'''

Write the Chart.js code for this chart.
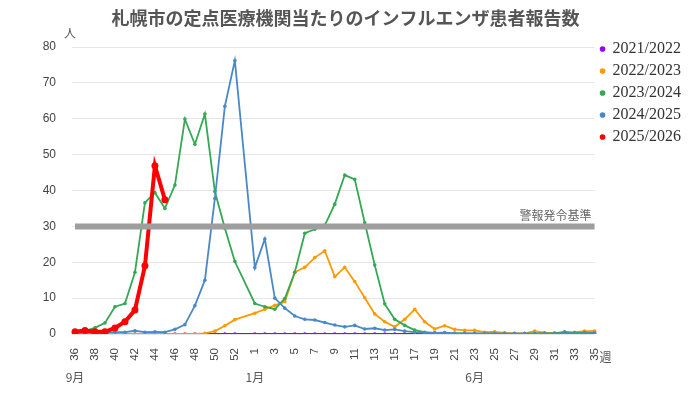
<!DOCTYPE html>
<html>
<head>
<meta charset="utf-8">
<script src="https://cdn.jsdelivr.net/npm/chart.js@4.4.0/dist/chart.umd.min.js"></script>
<style>
  html, body { margin: 0; padding: 0; background: #fff; }
</style>
</head>
<body>
<canvas id="myChart" width="700" height="394"></canvas>
<script>
// week numbers (season runs from week 36 to week 35, week 53 only in 2025/2026)
const weeks = ['36','37','38','39','40','41','42','43','44','45','46','47','48','49','50','51','52','53',
  '1','2','3','4','5','6','7','8','9','10','11','12','13','14','15','16','17','18','19','20',
  '21','22','23','24','25','26','27','28','29','30','31','32','33','34','35'];

const seasons = ['2021/2022', '2022/2023', '2023/2024', '2024/2025', '2025/2026'];

// reports per sentinel
const s2122 = [0,0,0,0,0,0,0,0,0,0,0,0,0,0,0,0,0,null,
  0,0,0,0,0,0,0,0,0,0,0,0,0,0,0,0,0,0,0,0,
  0,0,0,0,0,0,0,0,0,0,0,0,0,0,0];
const s2223 = [0,0,0,0,0,0,0,0,0,0,0,0,0,0.2,0.8,2.3,4.0,null,
  5.8,6.9,8.0,9.0,17.2,18.6,21.3,23.2,16.0,18.6,14.6,10.1,5.6,3.4,2.0,4.1,6.9,3.4,1.4,2.3,
  1.3,1.0,1.0,0.5,0.6,0.3,0.2,0.2,0.8,0.4,0.3,0.4,0.5,0.8,0.8];
const s2324 = [0.6,0.9,1.7,3.1,7.6,8.5,17.2,36.6,39.4,35.0,41.5,59.9,52.9,61.3,39.7,29.5,20.2,null,
  8.5,7.6,6.9,9.9,17.2,28.1,29.2,30.3,36.2,44.3,43.1,31.0,19.2,8.4,4.1,2.4,1.1,0.5,0.3,0.2,
  0.2,0.2,0.1,0.2,0.1,0.1,0.1,0.1,0.2,0.2,0.2,0.6,0.3,0.4,0.3];
const s2425 = [0.3,0.3,0.3,0.4,0.5,0.5,0.9,0.5,0.6,0.5,1.3,2.6,7.9,15.0,37.8,63.5,76.2,null,
  18.5,26.5,10.0,7.2,5.0,4.1,3.9,3.2,2.5,2.0,2.4,1.4,1.6,1.1,1.3,0.8,0.5,0.3,0.3,0.4,
  0.2,0.2,0.2,0.1,0.2,0.1,0.1,0.1,0.1,0.1,0.1,0.2,0.2,0.2,0.2];
const s2526 = [0.6,1.0,0.6,0.6,1.7,3.4,6.7,19.0,46.9,37.4];

const alertLevel = 30;
const alertLine = weeks.map(() => alertLevel);

const yTicks = [0, 10, 20, 30, 40, 50, 60, 70, 80];

const colors = ['#9900ff', '#ff9900', '#34a853', '#4a89c8', '#ff0000'];
const seriesData = [s2122, s2223, s2324, s2425, s2526];

const datasets = seriesData.map((d, i) => {
  const isCurrent = i === 4;
  return {
    label: seasons[i],
    data: d,
    borderColor: colors[i],
    backgroundColor: colors[i],
    pointBackgroundColor: colors[i],
    pointBorderColor: colors[i],
    borderWidth: isCurrent ? 4 : 1.8,
    pointRadius: isCurrent ? 3.5 : 1.8,
    pointBorderWidth: 0,
    pointStyle: 'circle',
    tension: 0,
    spanGaps: true,
    // later seasons on top
    order: 10 - i * 2
  };
});

// the alert threshold drawn as a flat thick line
datasets.push({
  label: '警報発令基準',
  data: alertLine,
  borderColor: '#9e9e9e',
  backgroundColor: '#9e9e9e',
  borderWidth: 6,
  pointRadius: 0,
  order: 1
});

// extra texts: unit, month marks, week mark, alert label
const extraText = {
  id: 'extraText',
  afterDraw(chart) {
    const ctx = chart.ctx;
    const x = chart.scales.x;
    const y = chart.scales.y;
    ctx.save();
    ctx.fillStyle = '#555';
    ctx.font = '12px "Noto Sans CJK JP"';
    ctx.textBaseline = 'middle';

    ctx.textAlign = 'center';
    ctx.fillText('人', 70, 33);

    const months = [['9月', '36'], ['1月', '1'], ['6月', '23']];
    months.forEach(m => {
      ctx.fillText(m[0], x.getPixelForValue(weeks.indexOf(m[1])), 377);
    });

    ctx.textAlign = 'left';
    ctx.fillText('週', x.right + 5, 357);

    ctx.textAlign = 'right';
    ctx.fillStyle = '#666';
    ctx.fillText('警報発令基準', x.right - 3, y.getPixelForValue(alertLevel) - 11);
    ctx.restore();
  }
};

const ctx = document.getElementById('myChart').getContext('2d');
const myChart = new Chart(ctx, {
  type: 'line',
  data: { labels: weeks, datasets: datasets },
  options: {
    responsive: false,
    animation: false,
    layout: { padding: { left: 0, right: 9, top: 0, bottom: 0 } },
    scales: {
      x: {
        grid: { display: false },
        border: { display: false },
        ticks: {
          autoSkip: false,
          minRotation: 90,
          maxRotation: 90,
          padding: 6,
          color: '#444',
          font: { family: 'Liberation Sans', size: 11.5 },
          callback: (val, i) => (i % 2 === 0 ? weeks[i] : '')
        },
        afterFit: scale => { scale.height = 60; }
      },
      y: {
        min: 0,
        max: 80,
        afterBuildTicks: scale => { scale.ticks = yTicks.map(v => ({ value: v })); },
        grid: { color: '#e6e6e6', tickLength: 3, drawTicks: true },
        border: { display: false },
        ticks: {
          padding: 16,
          color: '#444',
          font: { family: 'Liberation Sans', size: 12 }
        },
        afterFit: scale => { scale.width = 75; }
      }
    },
    plugins: {
      title: {
        display: true,
        text: '札幌市の定点医療機関当たりのインフルエンザ患者報告数',
        color: '#555',
        font: { family: 'Noto Sans CJK JP', size: 18, weight: 'bold' },
        padding: { top: 7, bottom: 18.4 }
      },
      legend: {
        position: 'right',
        align: 'start',
        // empty title only used to push the items down
        title: { display: true, text: '', font: { size: 12 }, padding: { top: 10, bottom: 10.6 } },
        labels: {
          usePointStyle: true,
          pointStyle: 'circle',
          boxWidth: 4,
          boxHeight: 4,
          padding: 6,
          color: '#333',
          font: { family: 'Liberation Serif', size: 16 },
          filter: item => item.datasetIndex < 5,
          sort: (a, b) => a.datasetIndex - b.datasetIndex
        }
      },
      tooltip: { enabled: false }
    }
  },
  plugins: [extraText]
});
</script>
</body>
</html>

'''

Task: Transcribe the material as is, with images omitted.

Solved exercise:
Write the Chart.js code for this chart.
<!DOCTYPE html>
<html>
<head>
<meta charset="utf-8">
<script src="https://cdn.jsdelivr.net/npm/chart.js@4.4.0/dist/chart.umd.min.js"></script>
<style>
  html, body { margin: 0; padding: 0; background: #fff; }
</style>
</head>
<body>
<canvas id="myChart" width="700" height="394"></canvas>
<script>
// week numbers (season runs from week 36 to week 35, week 53 only in 2025/2026)
const weeks = ['36','37','38','39','40','41','42','43','44','45','46','47','48','49','50','51','52','53',
  '1','2','3','4','5','6','7','8','9','10','11','12','13','14','15','16','17','18','19','20',
  '21','22','23','24','25','26','27','28','29','30','31','32','33','34','35'];

const seasons = ['2021/2022', '2022/2023', '2023/2024', '2024/2025', '2025/2026'];

// reports per sentinel
const s2122 = [0,0,0,0,0,0,0,0,0,0,0,0,0,0,0,0,0,null,
  0,0,0,0,0,0,0,0,0,0,0,0,0,0,0,0,0,0,0,0,
  0,0,0,0,0,0,0,0,0,0,0,0,0,0,0];
const s2223 = [0,0,0,0,0,0,0,0,0,0,0,0,0,0.2,0.8,2.3,4.0,null,
  5.8,6.9,8.0,9.0,17.2,18.6,21.3,23.2,16.0,18.6,14.6,10.1,5.6,3.4,2.0,4.1,6.9,3.4,1.4,2.3,
  1.3,1.0,1.0,0.5,0.6,0.3,0.2,0.2,0.8,0.4,0.3,0.4,0.5,0.8,0.8];
const s2324 = [0.6,0.9,1.7,3.1,7.6,8.5,17.2,36.6,39.4,35.0,41.5,59.9,52.9,61.3,39.7,29.5,20.2,null,
  8.5,7.6,6.9,9.9,17.2,28.1,29.2,30.3,36.2,44.3,43.1,31.0,19.2,8.4,4.1,2.4,1.1,0.5,0.3,0.2,
  0.2,0.2,0.1,0.2,0.1,0.1,0.1,0.1,0.2,0.2,0.2,0.6,0.3,0.4,0.3];
const s2425 = [0.3,0.3,0.3,0.4,0.5,0.5,0.9,0.5,0.6,0.5,1.3,2.6,7.9,15.0,37.8,63.5,76.2,null,
  18.5,26.5,10.0,7.2,5.0,4.1,3.9,3.2,2.5,2.0,2.4,1.4,1.6,1.1,1.3,0.8,0.5,0.3,0.3,0.4,
  0.2,0.2,0.2,0.1,0.2,0.1,0.1,0.1,0.1,0.1,0.1,0.2,0.2,0.2,0.2];
const s2526 = [0.6,1.0,0.6,0.6,1.7,3.4,6.7,19.0,46.9,37.4];

const alertLevel = 30;
const alertLine = weeks.map(() => alertLevel);

const yTicks = [0, 10, 20, 30, 40, 50, 60, 70, 80];

const colors = ['#9900ff', '#ff9900', '#34a853', '#4a89c8', '#ff0000'];
const seriesData = [s2122, s2223, s2324, s2425, s2526];

const datasets = seriesData.map((d, i) => {
  const isCurrent = i === 4;
  return {
    label: seasons[i],
    data: d,
    borderColor: colors[i],
    backgroundColor: colors[i],
    pointBackgroundColor: colors[i],
    pointBorderColor: colors[i],
    borderWidth: isCurrent ? 4 : 1.8,
    pointRadius: isCurrent ? 3.5 : 1.8,
    pointBorderWidth: 0,
    pointStyle: 'circle',
    tension: 0,
    spanGaps: true,
    // later seasons on top
    order: 10 - i * 2
  };
});

// the alert threshold drawn as a flat thick line
datasets.push({
  label: '警報発令基準',
  data: alertLine,
  borderColor: '#9e9e9e',
  backgroundColor: '#9e9e9e',
  borderWidth: 6,
  pointRadius: 0,
  order: 1
});

// extra texts: unit, month marks, week mark, alert label
const extraText = {
  id: 'extraText',
  afterDraw(chart) {
    const ctx = chart.ctx;
    const x = chart.scales.x;
    const y = chart.scales.y;
    ctx.save();
    ctx.fillStyle = '#555';
    ctx.font = '12px "Noto Sans CJK JP"';
    ctx.textBaseline = 'middle';

    ctx.textAlign = 'center';
    ctx.fillText('人', 70, 33);

    const months = [['9月', '36'], ['1月', '1'], ['6月', '23']];
    months.forEach(m => {
      ctx.fillText(m[0], x.getPixelForValue(weeks.indexOf(m[1])), 377);
    });

    ctx.textAlign = 'left';
    ctx.fillText('週', x.right + 5, 357);

    ctx.textAlign = 'right';
    ctx.fillStyle = '#666';
    ctx.fillText('警報発令基準', x.right - 3, y.getPixelForValue(alertLevel) - 11);
    ctx.restore();
  }
};

const ctx = document.getElementById('myChart').getContext('2d');
const myChart = new Chart(ctx, {
  type: 'line',
  data: { labels: weeks, datasets: datasets },
  options: {
    responsive: false,
    animation: false,
    layout: { padding: { left: 0, right: 9, top: 0, bottom: 0 } },
    scales: {
      x: {
        grid: { display: false },
        border: { display: false },
        ticks: {
          autoSkip: false,
          minRotation: 90,
          maxRotation: 90,
          padding: 6,
          color: '#444',
          font: { family: 'Liberation Sans', size: 11.5 },
          callback: (val, i) => (i % 2 === 0 ? weeks[i] : '')
        },
        afterFit: scale => { scale.height = 60; }
      },
      y: {
        min: 0,
        max: 80,
        afterBuildTicks: scale => { scale.ticks = yTicks.map(v => ({ value: v })); },
        grid: { color: '#e6e6e6', tickLength: 3, drawTicks: true },
        border: { display: false },
        ticks: {
          padding: 16,
          color: '#444',
          font: { family: 'Liberation Sans', size: 12 }
        },
        afterFit: scale => { scale.width = 75; }
      }
    },
    plugins: {
      title: {
        display: true,
        text: '札幌市の定点医療機関当たりのインフルエンザ患者報告数',
        color: '#555',
        font: { family: 'Noto Sans CJK JP', size: 18, weight: 'bold' },
        padding: { top: 7, bottom: 18.4 }
      },
      legend: {
        position: 'right',
        align: 'start',
        // empty title only used to push the items down
        title: { display: true, text: '', font: { size: 12 }, padding: { top: 10, bottom: 10.6 } },
        labels: {
          usePointStyle: true,
          pointStyle: 'circle',
          boxWidth: 4,
          boxHeight: 4,
          padding: 6,
          color: '#333',
          font: { family: 'Liberation Serif', size: 16 },
          filter: item => item.datasetIndex < 5,
          sort: (a, b) => a.datasetIndex - b.datasetIndex
        }
      },
      tooltip: { enabled: false }
    }
  },
  plugins: [extraText]
});
</script>
</body>
</html>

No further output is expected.